The viewer sympathizes with Kenny in a visceral way due mostly to the stellar performance by Alex Lawther. You’ll sympathize with him so much that you’ll feel bad about it when it’s eventually revealed that Kenny wasn’t scared of his friends and family discovering he was masturbating, and seeing it on camera, but that he was masturbating to pictures of children. A revelation that paints the earlier scene, when he returns the toy to the little girl, in a much more sinister light, whether that new interpretation is justified or not.

While the victims of this hacker organization have done objectively bad things (cheating, child pornography, and racist comments) your moral sense of justice will take a hit when you see the lengths to which they are pushed trying to get out from being crushed by their respective sins.

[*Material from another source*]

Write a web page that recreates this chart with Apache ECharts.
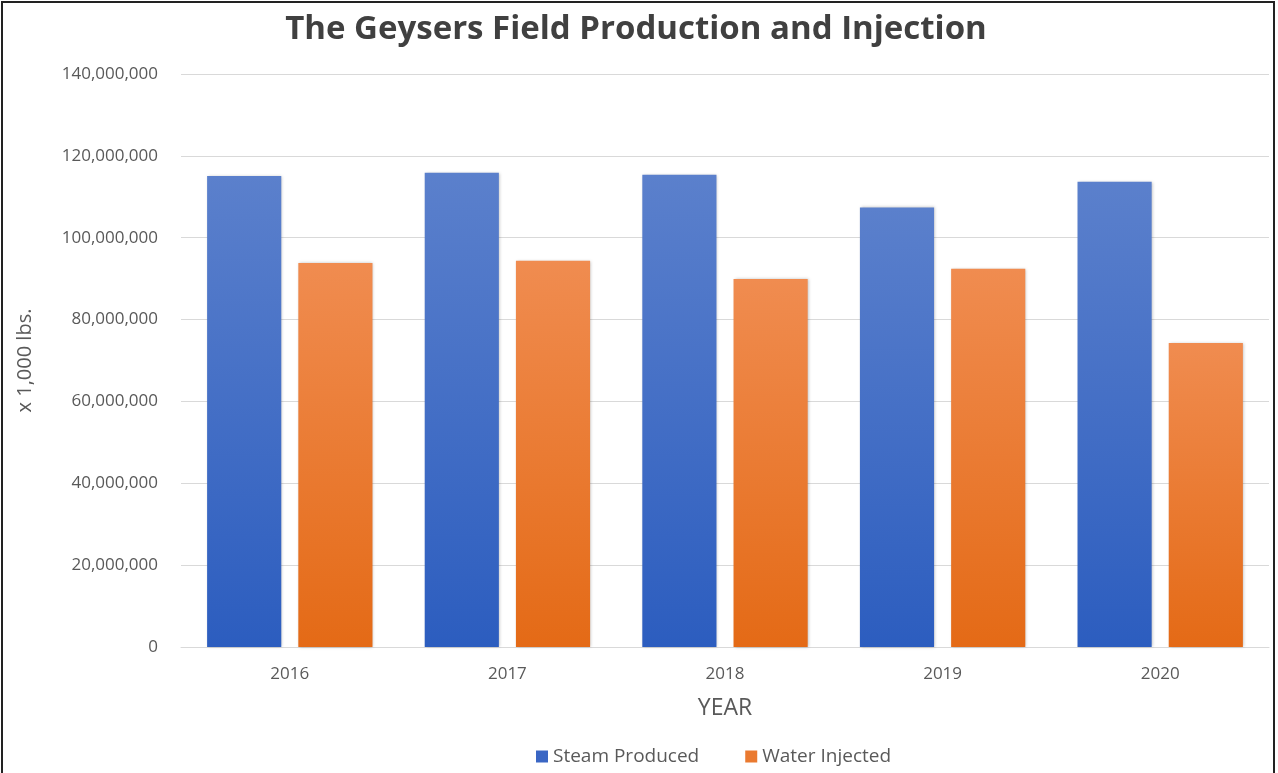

The horror comes from seeing it so up close and personal. While the real world analogues of our protagonists haven’t been pushed to such extremes, it hearkens to internet vigilantism hefted upon users of the site Ashley Madison in June 2015. For those unaware, Ashley Madison was a site with the sole purpose of allowing married individuals to set up extramarital affairs. While the users, as with the victims of “Shut Up And Dance” were doing something objectively uncool, one has to wonder if having their information spread all over the web, and the eventual consequences of that, was a step too far.

The twist of the episode is that when all is said and done, each of their sins were revealed regardless of how well they followed instructions. The powers behind the emails and messages seemingly had no intention of releasing them. Instead, their motive was presumably to heft additional punishment upon them before they ultimately had to pay the piper. In at least one case it cost them their very lives.

 

These threats aren’t exclusive only to those with secrets to hide. Malware and ransomware are threats each of us have to avoid. Clickbait leads to questionable websites and even a completely innocent looking search or email could leave you with digital barbs buried in your back. Before you know it you could be scrambling to fulfill an increasingly dire set of actions in order to restore normality to your life. 

The episode leaves us with two central questions. First, is the assumption of anonymity of action, one that we should be operating under? Is it realistic to assume that our private actions online will always remain so? And if not, should we all take that into account before we log on? Secondly, what sort of actions will we as a society accept as anonymous justice? Are we willing to accept the revelation of private information so long as those involved were cheating on their spouses? Are we willing to accept harassment and threats so long as they are lobbed at a dentist who kills animals for fun? And if we’re not, then what are we prepared to do about it?